──────── Record extracts ────────

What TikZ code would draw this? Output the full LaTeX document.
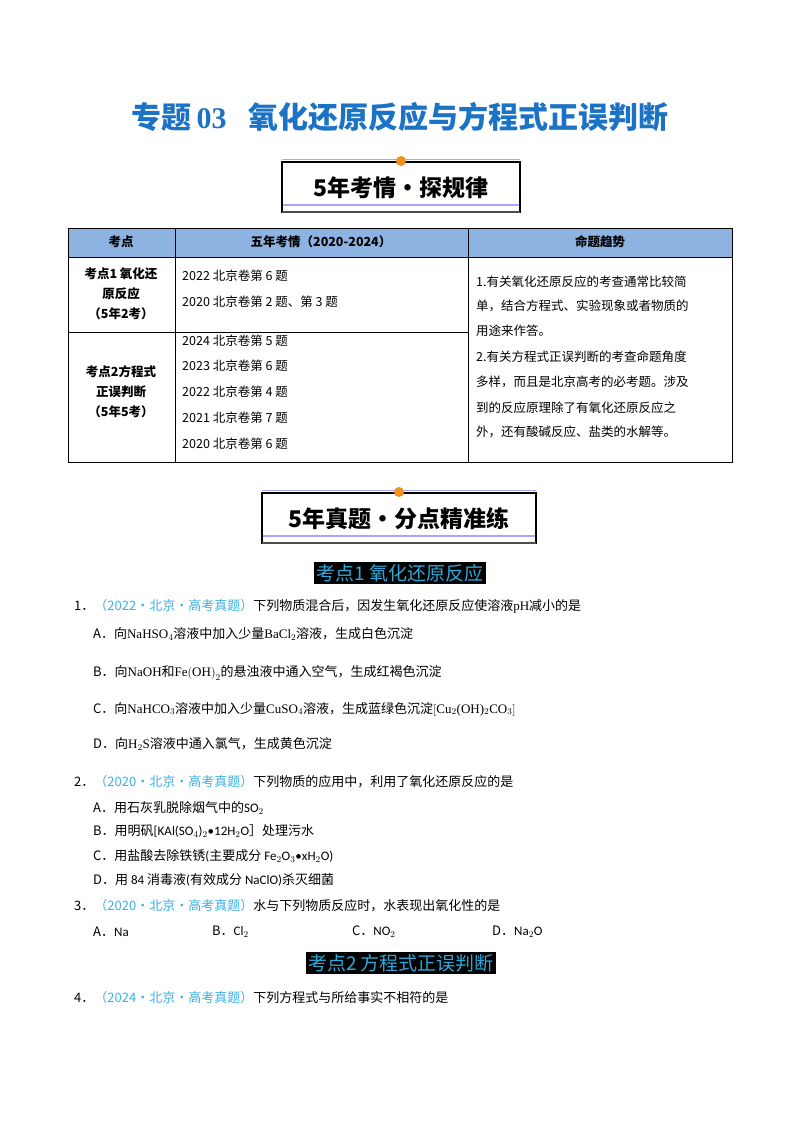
\documentclass[tikz,border=0pt]{standalone}
\usepackage{fontspec}
\usepackage{xcolor}
\setmainfont{Liberation Serif}
\newfontfamily\cjk{Noto Sans CJK SC}
\newfontfamily\calfont{Carlito}
\definecolor{titleblue}{HTML}{1C72C4}
\definecolor{headblue}{HTML}{8DB3E2}
\definecolor{linkblue}{HTML}{3AB0E6}
\definecolor{dotorange}{HTML}{F5901E}
\definecolor{keycyan}{HTML}{2FA8D8}
\tikzset{
  body/.style={anchor=west, inner sep=0, font=\fontsize{13}{13}\selectfont\cjk},
  cell/.style={anchor=west, inner sep=0, font=\fontsize{12.5}{13}\selectfont\cjk},
  key/.style={fill=black, text=keycyan, inner sep=2.5pt, font=\fontsize{19}{19}\selectfont\cjk}
}
\newcommand{\banner}[4]{% x1, x2, ytop, text
  \draw[blue!35, line width=1pt] (#1,#3-3) -- (#2,#3-3);
  \draw[line width=1.2pt] (#1,#3) rectangle (#2,#3+50);
  \draw[blue!35, line width=1.2pt] (#1+1,#3+43) -- (#2-1,#3+43);
  \draw[black!70, line width=2pt] (#1,#3+50) -- (#2,#3+50);
  \fill[dotorange] ({(#1+#2)/2},#3-1) circle (5);
  \node[font=\fontsize{23}{23}\selectfont\cjk\bfseries] at ({(#1+#2)/2},#3+26) {#4};
}
\begin{document}
\begin{tikzpicture}[x=1pt, y=-1pt]
\useasboundingbox (0,0) rectangle (800,1132);

% title
\node[text=titleblue, font=\fontsize{30}{30}\selectfont\cjk\bfseries] (title) at (400,117)
  {专题\,{\rmfamily 03}\hspace{22pt}氧化还原反应与方程式正误判断};

% banner 1
\banner{282}{520}{162}{5年考情·探规律}

% table
\fill[headblue] (68,228) rectangle (732,257);
\draw[line width=0.8pt] (68,228) rectangle (732,462);
\foreach \x in {175,468}
  \draw[line width=0.6pt] (\x,228) -- (\x,462);
\draw[line width=0.6pt] (68,257) -- (732,257);
\draw[line width=0.6pt] (68,332) -- (468,332);
\node[font=\fontsize{12.5}{13}\selectfont\cjk\bfseries] at (121,242) {考点};
\node[font=\fontsize{12.5}{13}\selectfont\cjk\bfseries] at (321,242) {五年考情（2020-2024）};
\node[font=\fontsize{12.5}{13}\selectfont\cjk\bfseries] at (600,242) {命题趋势};
\node[font=\fontsize{12.5}{13}\selectfont\cjk\bfseries, align=center] at (121,294) {考点1 氧化还\\[7pt]原反应\\[7pt]（5年2考）};
\node[font=\fontsize{12.5}{13}\selectfont\cjk\bfseries, align=center] at (121,392) {考点2方程式\\[7pt]正误判断\\[7pt]（5年5考）};
\foreach \y/\t in {276/2022 北京卷第 6 题, 302/{2020 北京卷第 2 题、第 3 题},
  341/2024 北京卷第 5 题, 366/2023 北京卷第 6 题, 392/2022 北京卷第 4 题,
  418/2021 北京卷第 7 题, 444/2020 北京卷第 6 题}
  \node[cell] at (182,\y) {\t};
\foreach \y/\t in {282/1.有关氧化还原反应的考查通常比较简, 306/{单，结合方程式、实验现象或者物质的},
  357/2.有关方程式正误判断的考查命题角度, 382/{多样，而且是北京高考的必考题。涉及},
  408/到的反应原理除了有氧化还原反应之}
  \node[cell, text width=248pt] at (476,\y) {\t\hfill\null};
\foreach \y/\t in {331/用途来作答。, 432/{外，还有酸碱反应、盐类的水解等。}}
  \node[cell] at (476,\y) {\t};

% banner 2
\banner{262}{536}{493}{5年真题·分点精准练}

\node[key] (k1) at (400,573) {考点1 氧化还原反应};

% question 1
\node[body] (q1) at (74,606) {1．\textcolor{linkblue}{（2022·北京·高考真题）}下列物质混合后，因发生氧化还原反应使溶液{\rmfamily pH}减小的是};
\node[body] (q1a) at (93,634) {A．向{\rmfamily NaHSO$_4$}溶液中加入少量{\rmfamily BaCl$_2$}溶液，生成白色沉淀};
\node[body] (q1b) at (93,673) {B．向{\rmfamily NaOH}和{\rmfamily Fe$\bigl($OH$\bigr)_2$}的悬浊液中通入空气，生成红褐色沉淀};
\node[body] (q1c) at (93,709) {C．向{\rmfamily NaHCO$_3$}溶液中加入少量{\rmfamily CuSO$_4$}溶液，生成蓝绿色沉淀{\rmfamily $\bigl[$Cu$_2$(OH)$_2$CO$_3\bigr]$}};
\node[body] (q1d) at (93,744) {D．向{\rmfamily H$_2$S}溶液中通入氯气，生成黄色沉淀};

% question 2
\node[body] (q2) at (74,782) {2．\textcolor{linkblue}{（2020·北京·高考真题）}下列物质的应用中，利用了氧化还原反应的是};
\node[body] (q2a) at (93,808) {A．用石灰乳脱除烟气中的{\calfont SO$_2$}};
\node[body] (q2b) at (93,831) {B．用明矾{\calfont [KAl(SO$_4$)$_2$•12H$_2$O}］处理污水};
\node[body] (q2c) at (93,856) {C．用盐酸去除铁锈{\calfont (}主要成分 {\calfont Fe$_2$O$_3$•xH$_2$O)}};
\node[body] (q2d) at (93,880) {D．用 {\calfont 84} 消毒液{\calfont (}有效成分 {\calfont NaClO)}杀灭细菌};

% question 3
\node[body] (q3) at (74,906) {3．\textcolor{linkblue}{（2020·北京·高考真题）}水与下列物质反应时，水表现出氧化性的是};
\node[body] (q3a) at (93,932) {A．{\calfont Na}};
\node[body] (q3b) at (212,932) {B．{\calfont Cl$_2$}};
\node[body] (q3c) at (352,932) {C．{\calfont NO$_2$}};
\node[body] (q3d) at (492,932) {D．{\calfont Na$_2$O}};

\node[key] (k2) at (401,963) {考点2 方程式正误判断};

% question 4
\node[body] (q4) at (74,998) {4．\textcolor{linkblue}{（2024·北京·高考真题）}下列方程式与所给事实不相符的是};
\end{tikzpicture}
\end{document}
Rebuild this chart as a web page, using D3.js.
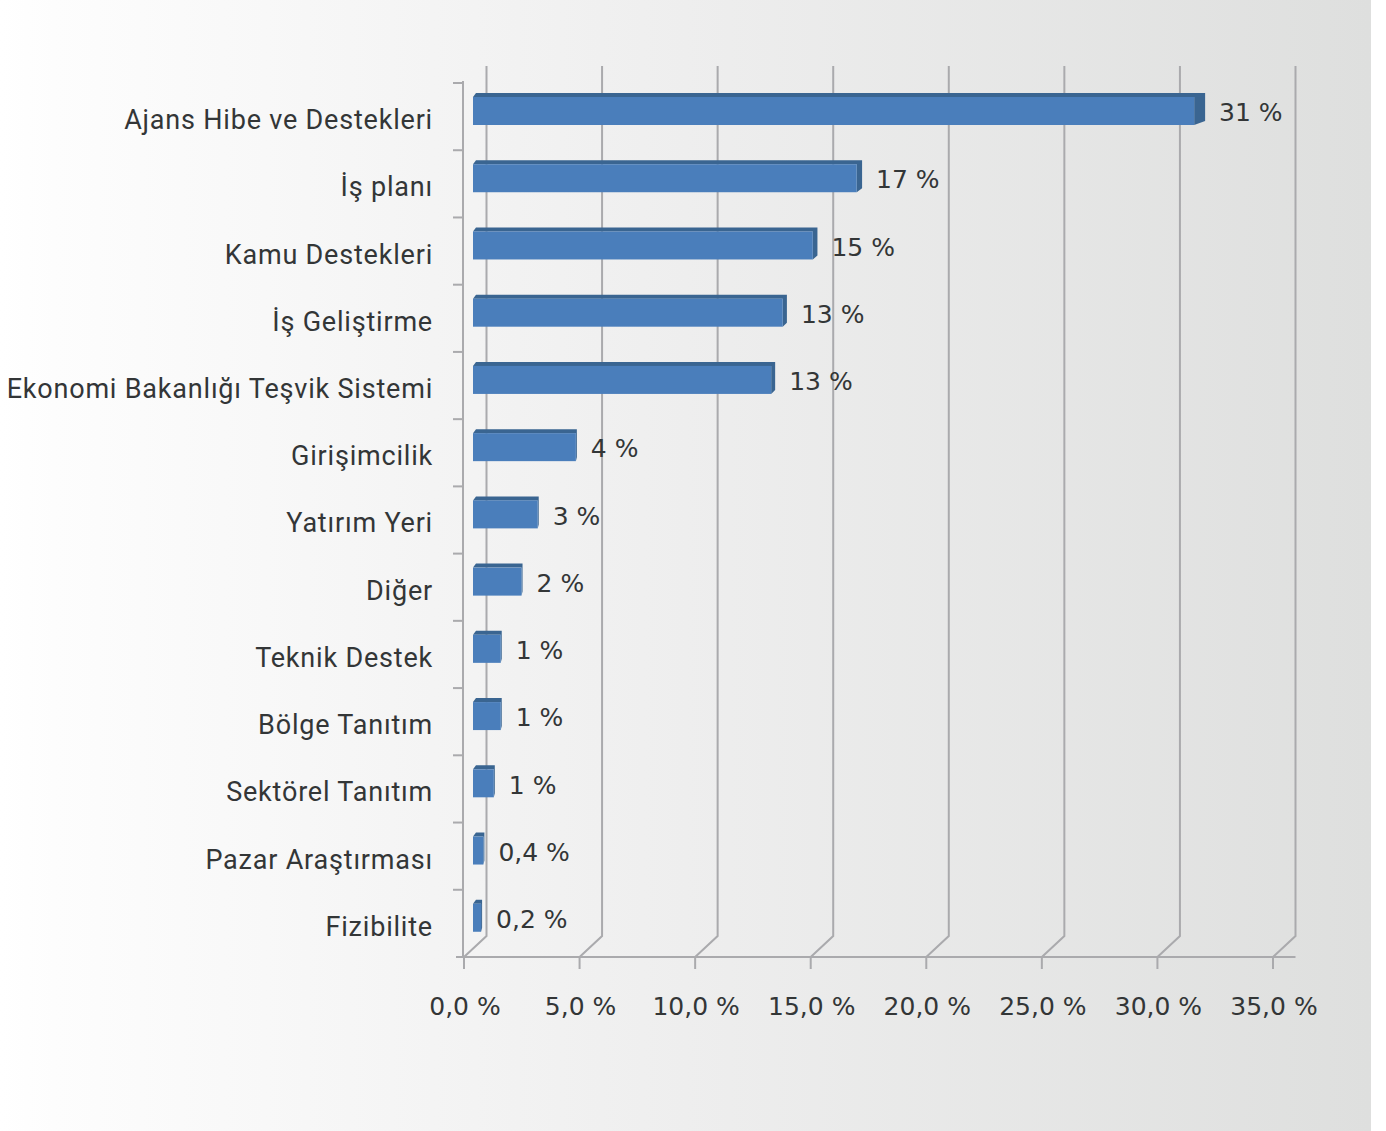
<!DOCTYPE html>
<html lang="tr">
<head>
    <meta charset="UTF-8">
    <title>Destek türleri</title>
    <style>
        body, html {
            margin: 0;
            padding: 0;
            background: #fff;
            font-family: Roboto, "Noto Sans", sans-serif;
        }
        #chart { width: 1386px; height: 1131px; }
        text { fill: #333637; }
        .cat { letter-spacing: 0.8px; }
        .num { font-family: "DejaVu Sans", sans-serif; letter-spacing: 0; }
    </style>
    <script src="https://d3js.org/d3.v7.min.js"></script>
</head>
<body>
    <div id="chart"></div>
    <script>
        // categories, top to bottom
        const categories = [
            "Ajans Hibe ve Destekleri", "İş planı", "Kamu Destekleri", "İş Geliştirme",
            "Ekonomi Bakanlığı Teşvik Sistemi", "Girişimcilik", "Yatırım Yeri", "Diğer",
            "Teknik Destek", "Bölge Tanıtım", "Sektörel Tanıtım", "Pazar Araştırması", "Fizibilite"
        ];
        // share (%)
        const values = [31.2, 16.6, 14.7, 13.4, 12.9, 4.45, 2.8, 2.1, 1.2, 1.2, 0.9, 0.45, 0.35];
        // data labels as printed
        const valueLabels = ["31 %", "17 %", "15 %", "13 %", "13 %", "4 %", "3 %", "2 %", "1 %", "1 %", "1 %", "0,4 %", "0,2 %"];
        const xTicks = [0, 5, 10, 15, 20, 25, 30, 35];
        const xTickLabels = ["0,0 %", "5,0 %", "10,0 %", "15,0 %", "20,0 %", "25,0 %", "30,0 %", "35,0 %"];

        const width = 1386, height = 1131;
        const depthX = 22.5, depthY = -21;   // back wall offset
        const barDX = 9;                      // bars sit part way into the depth

        const svg = d3.select("#chart").append("svg")
            .attr("width", width)
            .attr("height", height);

        // background gradient
        const defs = svg.append("defs");
        const grad = defs.append("linearGradient").attr("id", "bg")
            .attr("x1", 0).attr("x2", 1).attr("y1", 0).attr("y2", 0);
        grad.append("stop").attr("offset", "0%").attr("stop-color", "#ffffff");
        grad.append("stop").attr("offset", "4%").attr("stop-color", "#fdfdfd");
        grad.append("stop").attr("offset", "50%").attr("stop-color", "#eeeeee");
        grad.append("stop").attr("offset", "100%").attr("stop-color", "#dedfde");
        svg.append("rect").attr("width", 1371).attr("height", height).attr("fill", "url(#bg)");

        const x = d3.scaleLinear().domain([0, 35]).range([464, 1273]);
        const y = d3.scaleBand().domain(categories).range([83, 957]).padding(0);
        const axisBottom = 957;
        const backTop = 66;

        const grid = svg.append("g").attr("stroke", "#aaaaad").attr("stroke-width", 2).attr("fill", "none");

        // back wall gridlines + floor diagonals
        grid.selectAll(".gl").data(xTicks).enter().append("path")
            .attr("d", d => `M${x(d)},${axisBottom} L${x(d) + depthX},${axisBottom + depthY} L${x(d) + depthX},${backTop}`);

        // front x axis line and ticks
        grid.append("line")
            .attr("x1", 456).attr("x2", x(35) + depthX)
            .attr("y1", axisBottom).attr("y2", axisBottom);
        grid.selectAll(".xt").data(xTicks).enter().append("line")
            .attr("x1", d => x(d)).attr("x2", d => x(d))
            .attr("y1", axisBottom).attr("y2", axisBottom + 12);

        // left category axis
        grid.append("line")
            .attr("x1", 463).attr("x2", 463)
            .attr("y1", y.range()[0] - 2).attr("y2", axisBottom);
        grid.selectAll(".yt").data(categories).enter().append("line")
            .attr("x1", 453).attr("x2", 463)
            .attr("y1", d => y(d)).attr("y2", d => y(d));

        // bars (front, top, side)
        const bars = svg.append("g").selectAll("g").data(categories).enter().append("g");
        const faceTop = d => y(d) + 14;
        const x0 = x(0) + barDX;
        const xEnd = (d, i) => x0 + (x(values[i]) - x(0));
        const side = (d, i) => Math.max(1, (xEnd(d, i) - 530) * 0.0165);

        bars.append("path")
            .attr("fill", "#3a6591")
            .attr("d", (d, i) => {
                const t = faceTop(d), e = xEnd(d, i), s = side(d, i);
                return `M${x0},${t} L${x0 + 3},${t - 4} L${e + s},${t - 4} L${e + s},${t + 24} L${e},${t + 28} L${e},${t} Z`;
            });
        bars.append("rect")
            .attr("fill", "#4a7ebb")
            .attr("x", x0)
            .attr("y", d => faceTop(d))
            .attr("width", (d, i) => xEnd(d, i) - x0)
            .attr("height", 28);

        // value labels
        bars.append("text")
            .attr("class", "num")
            .attr("x", (d, i) => xEnd(d, i) + side(d, i) + 14)
            .attr("y", d => faceTop(d) + 15.5)
            .attr("dy", "0.35em")
            .attr("font-size", 25)
            .text((d, i) => valueLabels[i]);

        // category labels
        svg.append("g").selectAll("text").data(categories).enter().append("text")
            .attr("class", "cat")
            .attr("x", 433)
            .attr("y", d => y(d) + y.bandwidth() / 2 + 3)
            .attr("dy", "0.35em")
            .attr("text-anchor", "end")
            .attr("font-size", 27)
            .text(d => d);

        // x tick labels
        svg.append("g").selectAll("text").data(xTicks).enter().append("text")
            .attr("class", "num")
            .attr("x", d => x(d) + 1)
            .attr("y", 1006)
            .attr("dy", "0.35em")
            .attr("text-anchor", "middle")
            .attr("font-size", 25)
            .text((d, i) => xTickLabels[i]);
    </script>
</body>
</html>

────────

What to work on
Check every line of the data, and copy the ones that contain "draw".

Result for this task
What TikZ code would draw this? Output the full LaTeX document.
  \draw[blue!35, line width=1pt] (#1,#3-3) -- (#2,#3-3);
  \draw[line width=1.2pt] (#1,#3) rectangle (#2,#3+50);
  \draw[blue!35, line width=1.2pt] (#1+1,#3+43) -- (#2-1,#3+43);
  \draw[black!70, line width=2pt] (#1,#3+50) -- (#2,#3+50);
\draw[line width=0.8pt] (68,228) rectangle (732,462);
  \draw[line width=0.6pt] (\x,228) -- (\x,462);
\draw[line width=0.6pt] (68,257) -- (732,257);
\draw[line width=0.6pt] (68,332) -- (468,332);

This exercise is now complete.